Still, the idea to run Boston never left me. In Spring of 2018, I decided to try and qualify again. A summer of long, hot running gradually amounted to the miles I needed; in September of 2018, I qualified again. However, due to the popularity of the Boston marathon, qualifying alone does not equate to running the race. Qualifying times are determined by age and gender. Depending on the size of the field of entrants, there is often a cut-off time set that is even more aggressive than the qualifying times.
This year, the requirement for admittance was to exceed your qualifying time by 4 minutes and 52 seconds. I surpassed mine by 4 minutes and 53 seconds. This means that I am running this race today thanks to 1 significant second.
This time around, my best was just enough. But being admitted to run this race was not anything I could have predicted; the best I could give was just enough this time. It could have easily not been this way. Countless other times in life, my best was not enough. I think back to jobs I haven’t gotten, classes I didn’t excel in, writing pieces I have had rejected: in these cases, the moments I managed to give to a goal fell short.
I’m thankful for each failure I’ve had because I like life a lot right now. In coming up short, sometimes we discover a new path. We find a special strength that was buried. And at the very least, we are left with a writing piece that we thought was pretty good and we can now use elsewhere.

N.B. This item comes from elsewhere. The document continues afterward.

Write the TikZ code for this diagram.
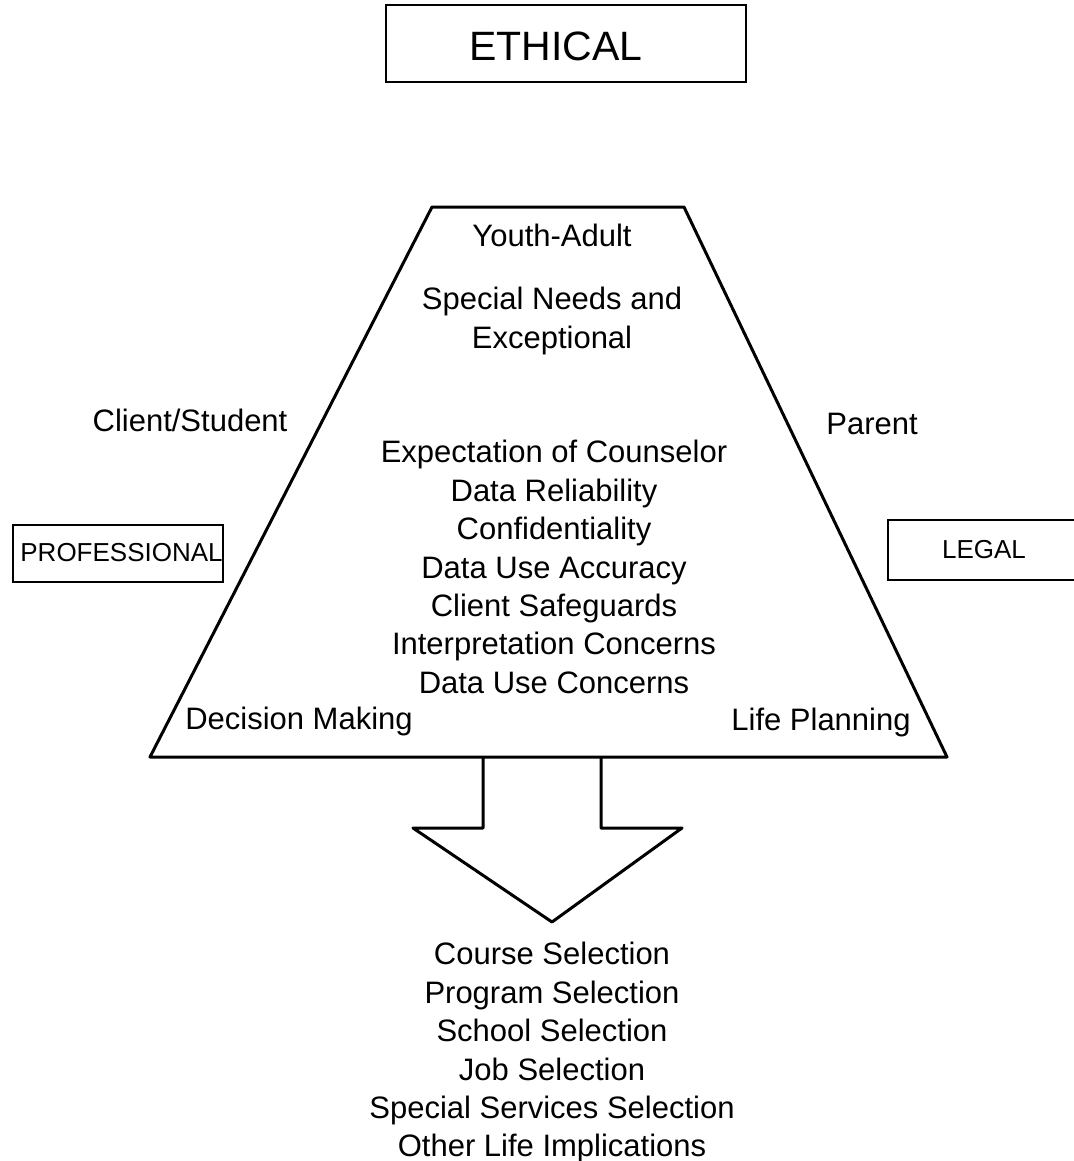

If we desire to forge ahead bravely and boldly, we live out our choices and chances the best we can. There is humility in recognizing that God may have something else lined up for us, and falling short might not make sense now. It’s important to check that our plans line up with His. If we get out of sync, life doesn’t work. Knowing that we are loved, valued, and needed for more than we can grasp in our own minds takes the sting out of flopping.
We won’t fail if it wasn’t for us to begin with.
And so when we feel it’s right, we try again; perspective from disappointment gives us an edge we couldn’t get otherwise. I wouldn’t be running this race today if I didn’t try again, piecing together a lot of yucky summer runs on little sleep, accepting that it was my best at that moment. I am strongly advocating an attitude of humility and curiosity in failure.
I don’t know how I will do today, and candidly, I don’t care. It is part of my story to run this race, and that’s all I know right now. Our lives are a melody of moments, strung together purposefully into something beautiful. Some notes are loud and meaningful, some are nearly silent, filling the gaps until our next breakthrough.
Moments make a life.
Failure is part of it.
Start building.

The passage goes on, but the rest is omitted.